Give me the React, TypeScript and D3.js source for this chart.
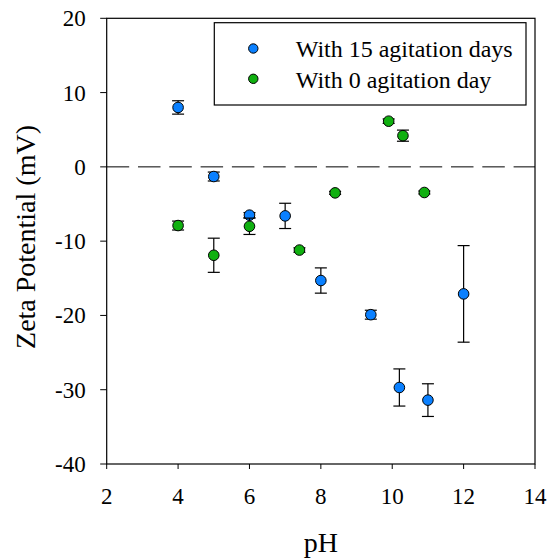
import React from "react";
import * as d3 from "d3";

const WIDTH = 547;
const HEIGHT = 558;

const xTicks = [2, 4, 6, 8, 10, 12, 14];
const yTicks = [20, 10, 0, -10, -20, -30, -40];

const seriesNames = ["With 15 agitation days", "With 0 agitation day"];
const seriesColors = ["#0A80FF", "#10B010"];

// With 15 agitation days
const ph15 = [4, 5, 6, 7, 8, 9.4, 10.2, 11, 12];
const zeta15 = [8.0, -1.3, -6.5, -6.6, -15.3, -19.9, -29.7, -31.4, -17.1];
const err15 = [0.9, 0.6, 0.35, 1.7, 1.7, 0.6, 2.5, 2.2, 6.5];

// With 0 agitation day
const ph0 = [4, 5, 6, 7.4, 8.4, 9.9, 10.3, 10.9];
const zeta0 = [-7.9, -11.9, -8.0, -11.2, -3.5, 6.15, 4.2, -3.45];
const err0 = [0.6, 2.3, 1.1, 0.3, 0.2, 0.3, 0.75, 0.2];

const margin = { left: 106.7, right: 535, top: 18.3, bottom: 464 };

export default function App() {
  const x = d3.scaleLinear().domain([2, 14]).range([margin.left, margin.right]);
  const y = d3.scaleLinear().domain([-40, 20]).range([margin.bottom, margin.top]);

  const series = [
    { ph: ph15, z: zeta15, e: err15, color: seriesColors[0] },
    { ph: ph0, z: zeta0, e: err0, color: seriesColors[1] },
  ];

  const font = "'Liberation Serif', 'Times New Roman', serif";
  const cap = 6;

  return (
    <svg width={WIDTH} height={HEIGHT} style={{ position: "absolute", left: 0, top: 0 }}>
      <rect x={0} y={0} width={WIDTH} height={HEIGHT} fill="#fff" />
      {/* zero dashed line */}
      <line
        x1={x(2)}
        x2={x(14)}
        y1={y(0)}
        y2={y(0)}
        stroke="#000"
        strokeWidth={1}
        strokeDasharray="22.5 8.8"
      />
      {/* plot frame */}
      <rect
        x={margin.left}
        y={margin.top}
        width={margin.right - margin.left}
        height={margin.bottom - margin.top}
        fill="none"
        stroke="#000"
        strokeWidth={1.2}
      />
      {/* y ticks */}
      {yTicks.map((t) => (
        <g key={"y" + t}>
          <line x1={margin.left - 6.5} x2={margin.left} y1={y(t)} y2={y(t)} stroke="#000" strokeWidth={1} />
          <text
            x={margin.left - 21}
            y={y(t)}
            dy="0.35em"
            textAnchor="end"
            fontFamily={font}
            fontSize={23}
            fill="#000"
          >
            {t}
          </text>
        </g>
      ))}
      {/* x ticks */}
      {xTicks.map((t) => (
        <g key={"x" + t}>
          <line x1={x(t)} x2={x(t)} y1={margin.bottom} y2={margin.bottom + 5} stroke="#000" strokeWidth={1} />
          <text
            x={x(t)}
            y={504}
            textAnchor="middle"
            fontFamily={font}
            fontSize={23}
            fill="#000"
          >
            {t}
          </text>
        </g>
      ))}
      {/* axis titles */}
      <text
        x={(margin.left + margin.right) / 2}
        y={551.5}
        textAnchor="middle"
        fontFamily={font}
        fontSize={28}
        fill="#000"
      >
        pH
      </text>
      <text
        transform={`translate(35,${237}) rotate(-90)`}
        textAnchor="middle"
        fontFamily={font}
        fontSize={28}
        fill="#000"
      >
        Zeta Potential (mV)
      </text>
      {/* error bars and points */}
      {series.map((s, si) => (
        <g key={"s" + si}>
          {s.ph.map((p, i) => {
            const cx = x(p);
            const top = y(s.z[i] + s.e[i]);
            const bot = y(s.z[i] - s.e[i]);
            return (
              <g key={i}>
                <line x1={cx} x2={cx} y1={top} y2={bot} stroke="#000" strokeWidth={1.2} />
                <line x1={cx - cap} x2={cx + cap} y1={top} y2={top} stroke="#000" strokeWidth={1.2} />
                <line x1={cx - cap} x2={cx + cap} y1={bot} y2={bot} stroke="#000" strokeWidth={1.2} />
              </g>
            );
          })}
          {s.ph.map((p, i) => (
            <circle key={"c" + i} cx={x(p)} cy={y(s.z[i])} r={5.3} fill={s.color} stroke="#000" strokeWidth={1} />
          ))}
        </g>
      ))}
      {/* legend */}
      <rect x={214.3} y={22.7} width={311.7} height={82.3} fill="#fff" stroke="#000" strokeWidth={1.2} />
      {seriesNames.map((n, i) => (
        <g key={"l" + i}>
          <circle cx={253.3} cy={48.5 + i * 30.3} r={4.7} fill={seriesColors[i]} stroke="#000" strokeWidth={1} />
          <text x={295.7} y={57 + i * 30.5} fontFamily={font} fontSize={24} fill="#000">
            {n}
          </text>
        </g>
      ))}
    </svg>
  );
}
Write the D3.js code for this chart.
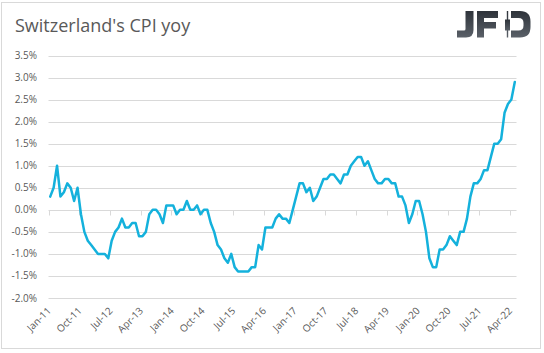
<!DOCTYPE html>
<html>
<head>
<meta charset="utf-8">
<script src="https://cdn.jsdelivr.net/npm/d3@7"></script>
<style>
  html, body { margin: 0; padding: 0; background: #fff; }
  svg text { font-family: "Open Sans", "Noto Sans", sans-serif; }
</style>
</head>
<body>
<div id="chart"></div>
<script>
// Swiss CPI, % yoy, monthly Jan-2011 .. May-2022
const cpi = [
    0.3, 0.5, 1.0, 0.3, 0.4, 0.6, 0.5, 0.2, 0.5, -0.1, -0.5, -0.7,     // 2011
    -0.8, -0.9, -1.0, -1.0, -1.0, -1.1, -0.7, -0.5, -0.4, -0.2, -0.4, -0.4, // 2012
    -0.3, -0.3, -0.6, -0.6, -0.5, -0.1, 0.0, 0.0, -0.1, -0.3, 0.1, 0.1,  // 2013
    0.1, -0.1, 0.0, 0.0, 0.2, 0.0, 0.0, 0.1, -0.1, 0.0, 0.0, -0.3,     // 2014
    -0.5, -0.8, -0.9, -1.1, -1.2, -1.0, -1.3, -1.4, -1.4, -1.4, -1.4, -1.3, // 2015
    -1.3, -0.8, -0.9, -0.4, -0.4, -0.4, -0.2, -0.1, -0.2, -0.2, -0.3, 0.0,  // 2016
    0.3, 0.6, 0.6, 0.4, 0.5, 0.2, 0.3, 0.5, 0.7, 0.7, 0.8, 0.8,        // 2017
    0.7, 0.6, 0.8, 0.8, 1.0, 1.1, 1.2, 1.2, 1.0, 1.1, 0.9, 0.7,        // 2018
    0.6, 0.6, 0.7, 0.7, 0.6, 0.6, 0.3, 0.3, 0.1, -0.3, -0.1, 0.2,      // 2019
    0.2, -0.1, -0.5, -1.1, -1.3, -1.3, -0.9, -0.9, -0.8, -0.6, -0.7, -0.8, // 2020
    -0.5, -0.5, -0.2, 0.3, 0.6, 0.6, 0.7, 0.9, 0.9, 1.2, 1.5, 1.5,     // 2021
    1.6, 2.2, 2.4, 2.5, 2.9                                            // 2022
];

// x labels shown every 9 months
const tickLabels = ['Jan-11', 'Oct-11', 'Jul-12', 'Apr-13', 'Jan-14', 'Oct-14', 'Jul-15', 'Apr-16',
    'Jan-17', 'Oct-17', 'Jul-18', 'Apr-19', 'Jan-20', 'Oct-20', 'Jul-21', 'Apr-22'];
const tickEvery = 9;

const yTicks = [-2.0, -1.5, -1.0, -0.5, 0.0, 0.5, 1.0, 1.5, 2.0, 2.5, 3.0, 3.5];

const width = 544;
const height = 353;

const svg = d3.select('#chart')
    .append('svg')
    .attr('width', width)
    .attr('height', height);

// outer frame
svg.append('rect')
    .attr('x', 1.5).attr('y', 2.5)
    .attr('width', 539).attr('height', 346)
    .attr('fill', '#fff')
    .attr('stroke', '#d9d9d9');

// title
svg.append('text')
    .attr('x', 15)
    .attr('y', 32)
    .attr('fill', '#595959')
    .style('font-size', '18px')
    .text("Switzerland's CPI yoy");

// logo (JFD, the D carries a candlestick)
const defs = svg.append('defs');
const grad = defs.append('linearGradient')
    .attr('id', 'logoGrad')
    .attr('x1', 0).attr('y1', 0).attr('x2', 0).attr('y2', 1);
grad.append('stop').attr('offset', '0%').attr('stop-color', '#2e333a');
grad.append('stop').attr('offset', '100%').attr('stop-color', '#5a6068');

const logo = svg.append('g').attr('fill', 'url(#logoGrad)');
logo.append('path')   // J
    .attr('d', 'M465.5,11 H473.5 V30 Q473.5,37.5 466,37.5 H457 V30.5 H464 Q465.5,30.5 465.5,29 Z');
logo.append('path')   // F
    .attr('d', 'M477,11 H498 V18 H484 V22 H496 V28.5 H484 V37.5 H477 Z');
logo.append('rect')   // candle wick
    .attr('x', 506.8).attr('y', 11).attr('width', 1.4).attr('height', 26.5);
logo.append('rect')   // candle body
    .attr('x', 505).attr('y', 19.5).attr('width', 5).attr('height', 11);
logo.append('path')   // D bowl
    .attr('d', 'M511,11 H520 Q530.5,11 530.5,21.5 V27 Q530.5,37.5 520,37.5 H511 V30.5 H518.5 Q523.5,30.5 523.5,25.5 V23 Q523.5,18 518.5,18 H511 Z');

// scales
const x = d3.scaleBand()
    .domain(d3.range(cpi.length))
    .range([48.5, 516.5]);

const y = d3.scaleLinear()
    .domain([-2, 3.5])
    .range([298, 55.5]);

// gridlines
svg.append('g')
    .selectAll('line')
    .data(yTicks)
    .join('line')
    .attr('x1', x.range()[0])
    .attr('x2', x.range()[1])
    .attr('y1', d => Math.round(y(d)) + 0.5)
    .attr('y2', d => Math.round(y(d)) + 0.5)
    .attr('stroke', '#d9d9d9')
    .attr('stroke-width', 1);

// y labels
svg.append('g')
    .selectAll('text')
    .data(yTicks)
    .join('text')
    .attr('x', 37)
    .attr('y', d => y(d))
    .attr('dy', '0.35em')
    .attr('text-anchor', 'end')
    .attr('fill', '#595959')
    .style('font-size', '10px')
    .text(d => d.toFixed(1) + '%');

// category axis on the zero line
const zeroY = Math.round(y(0)) + 0.5;
const tickIdx = tickLabels.map((d, i) => i * tickEvery);

svg.append('g')
    .selectAll('line')
    .data(tickIdx)
    .join('line')
    .attr('x1', d => Math.round(x(d)) + 0.5)
    .attr('x2', d => Math.round(x(d)) + 0.5)
    .attr('y1', zeroY)
    .attr('y2', zeroY + 5)
    .attr('stroke', '#d9d9d9');

svg.append('g')
    .selectAll('text')
    .data(tickLabels)
    .join('text')
    .attr('transform', (d, i) => {
        const cx = x(tickIdx[i]) + x.bandwidth() / 2 - 1;
        return `translate(${cx},309) rotate(-45)`;
    })
    .attr('text-anchor', 'end')
    .attr('dy', '0.35em')
    .attr('fill', '#595959')
    .style('font-size', '10px')
    .text(d => d);

// the line
const line = d3.line()
    .x((d, i) => x(i) + x.bandwidth() / 2)
    .y(d => y(d));

svg.append('path')
    .datum(cpi)
    .attr('fill', 'none')
    .attr('stroke', '#14b1dc')
    .attr('stroke-width', 2.5)
    .attr('stroke-linejoin', 'round')
    .attr('stroke-linecap', 'round')
    .attr('d', line);
</script>
</body>
</html>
▬▬▬▬▬▬▬▬▬▬
GIVEN PROBLEM >>
Give again, word for word, every line from the top of the data above to the line holding "2.5, 2.2, 6.5];", inclusive, with the pictures left out.

COMPLETED TASK >>
Give me the React, TypeScript and D3.js source for this chart.
import React from "react";
import * as d3 from "d3";

const WIDTH = 547;
const HEIGHT = 558;

const xTicks = [2, 4, 6, 8, 10, 12, 14];
const yTicks = [20, 10, 0, -10, -20, -30, -40];

const seriesNames = ["With 15 agitation days", "With 0 agitation day"];
const seriesColors = ["#0A80FF", "#10B010"];

// With 15 agitation days
const ph15 = [4, 5, 6, 7, 8, 9.4, 10.2, 11, 12];
const zeta15 = [8.0, -1.3, -6.5, -6.6, -15.3, -19.9, -29.7, -31.4, -17.1];
const err15 = [0.9, 0.6, 0.35, 1.7, 1.7, 0.6, 2.5, 2.2, 6.5];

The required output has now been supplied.